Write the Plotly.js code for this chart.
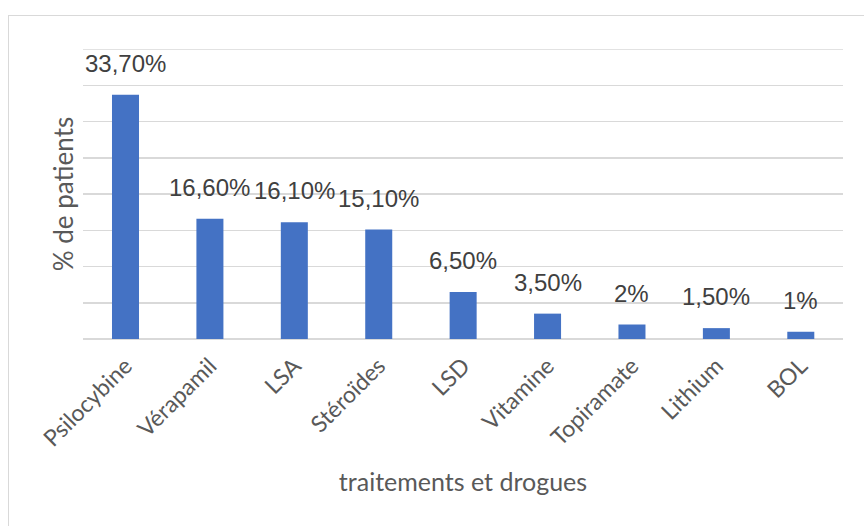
<!DOCTYPE html>
<html>
<head>
<meta charset="utf-8">
<script src="https://cdn.plot.ly/plotly-3.0.1.min.js"></script>
<style>
  html, body { margin: 0; padding: 0; background: #fff; }
  #frame { position: absolute; left: 8px; top: 15px; width: 900px; height: 600px; border: 1px solid #d9d9d9; box-sizing: border-box; }
  #chart { position: absolute; left: 0; top: 0; width: 864px; height: 526px; }
</style>
</head>
<body>
<div id="frame"></div>
<div id="chart"></div>
<script>
const categories = ["Psilocybine", "Vérapamil", "LSA", "Stéroïdes", "LSD", "Vitamine", "Topiramate", "Lithium", "BOL"];
const values = [33.7, 16.6, 16.1, 15.1, 6.5, 3.5, 2, 1.5, 1];
const valueLabels = ["33,70%", "16,60%", "16,10%", "15,10%", "6,50%", "3,50%", "2%", "1,50%", "1%"];
const xTitle = "traitements et drogues";
const yTitle = "% de patients";
const yMax = 40;

const trace = {
  type: "bar",
  x: categories,
  y: values,
  marker: { color: "#4472C4" },
  hoverinfo: "none"
};

const annotations = categories.map((c, i) => ({
  x: c, y: values[i], xref: "x", yref: "y",
  text: valueLabels[i], showarrow: false,
  yanchor: "bottom", yshift: 16,
  font: { family: "Liberation Sans, Arial, sans-serif", size: 24, color: "#404040" }
}));

const layout = {
  width: 864, height: 526,
  margin: { l: 83, r: 21, t: 49, b: 187 },
  paper_bgcolor: "rgba(0,0,0,0)",
  plot_bgcolor: "rgba(0,0,0,0)",
  bargap: 0.68,
  showlegend: false,
  xaxis: {
    tickangle: -45,
    ticklabelstandoff: 8,
    tickfont: { family: "Lato, sans-serif", size: 23, color: "#595959" },
    showgrid: false, zeroline: false, showline: false, ticks: "",
    title: { text: xTitle, font: { family: "Lato, sans-serif", size: 25, color: "#595959" }, standoff: 22 }
  },
  yaxis: {
    range: [0, yMax], tick0: 0, dtick: 5,
    showticklabels: false, ticks: "",
    gridcolor: "#d9d9d9", gridwidth: 1.5,
    zeroline: true, zerolinecolor: "#d9d9d9", zerolinewidth: 1.5,
    title: { text: yTitle, font: { family: "Lato, sans-serif", size: 26, color: "#595959" }, standoff: 0 }
  },
  shapes: [{
    type: "line", xref: "paper", x0: 0, x1: 1, yref: "y", y0: yMax, y1: yMax,
    line: { color: "#d9d9d9", width: 1.5 }, layer: "below"
  }],
  annotations: annotations
};

Plotly.newPlot("chart", [trace], layout, { displayModeBar: false, staticPlot: true });
</script>
</body>
</html>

YOUR OBJECTIVE >>
Restate the whole listing above exactly, please, omitting every image.

SOLUTION >>
Write the Plotly.js code for this chart.
<!DOCTYPE html>
<html>
<head>
<meta charset="utf-8">
<script src="https://cdn.plot.ly/plotly-3.0.1.min.js"></script>
<style>
  html, body { margin: 0; padding: 0; background: #fff; }
  #frame { position: absolute; left: 8px; top: 15px; width: 900px; height: 600px; border: 1px solid #d9d9d9; box-sizing: border-box; }
  #chart { position: absolute; left: 0; top: 0; width: 864px; height: 526px; }
</style>
</head>
<body>
<div id="frame"></div>
<div id="chart"></div>
<script>
const categories = ["Psilocybine", "Vérapamil", "LSA", "Stéroïdes", "LSD", "Vitamine", "Topiramate", "Lithium", "BOL"];
const values = [33.7, 16.6, 16.1, 15.1, 6.5, 3.5, 2, 1.5, 1];
const valueLabels = ["33,70%", "16,60%", "16,10%", "15,10%", "6,50%", "3,50%", "2%", "1,50%", "1%"];
const xTitle = "traitements et drogues";
const yTitle = "% de patients";
const yMax = 40;

const trace = {
  type: "bar",
  x: categories,
  y: values,
  marker: { color: "#4472C4" },
  hoverinfo: "none"
};

const annotations = categories.map((c, i) => ({
  x: c, y: values[i], xref: "x", yref: "y",
  text: valueLabels[i], showarrow: false,
  yanchor: "bottom", yshift: 16,
  font: { family: "Liberation Sans, Arial, sans-serif", size: 24, color: "#404040" }
}));

const layout = {
  width: 864, height: 526,
  margin: { l: 83, r: 21, t: 49, b: 187 },
  paper_bgcolor: "rgba(0,0,0,0)",
  plot_bgcolor: "rgba(0,0,0,0)",
  bargap: 0.68,
  showlegend: false,
  xaxis: {
    tickangle: -45,
    ticklabelstandoff: 8,
    tickfont: { family: "Lato, sans-serif", size: 23, color: "#595959" },
    showgrid: false, zeroline: false, showline: false, ticks: "",
    title: { text: xTitle, font: { family: "Lato, sans-serif", size: 25, color: "#595959" }, standoff: 22 }
  },
  yaxis: {
    range: [0, yMax], tick0: 0, dtick: 5,
    showticklabels: false, ticks: "",
    gridcolor: "#d9d9d9", gridwidth: 1.5,
    zeroline: true, zerolinecolor: "#d9d9d9", zerolinewidth: 1.5,
    title: { text: yTitle, font: { family: "Lato, sans-serif", size: 26, color: "#595959" }, standoff: 0 }
  },
  shapes: [{
    type: "line", xref: "paper", x0: 0, x1: 1, yref: "y", y0: yMax, y1: yMax,
    line: { color: "#d9d9d9", width: 1.5 }, layer: "below"
  }],
  annotations: annotations
};

Plotly.newPlot("chart", [trace], layout, { displayModeBar: false, staticPlot: true });
</script>
</body>
</html>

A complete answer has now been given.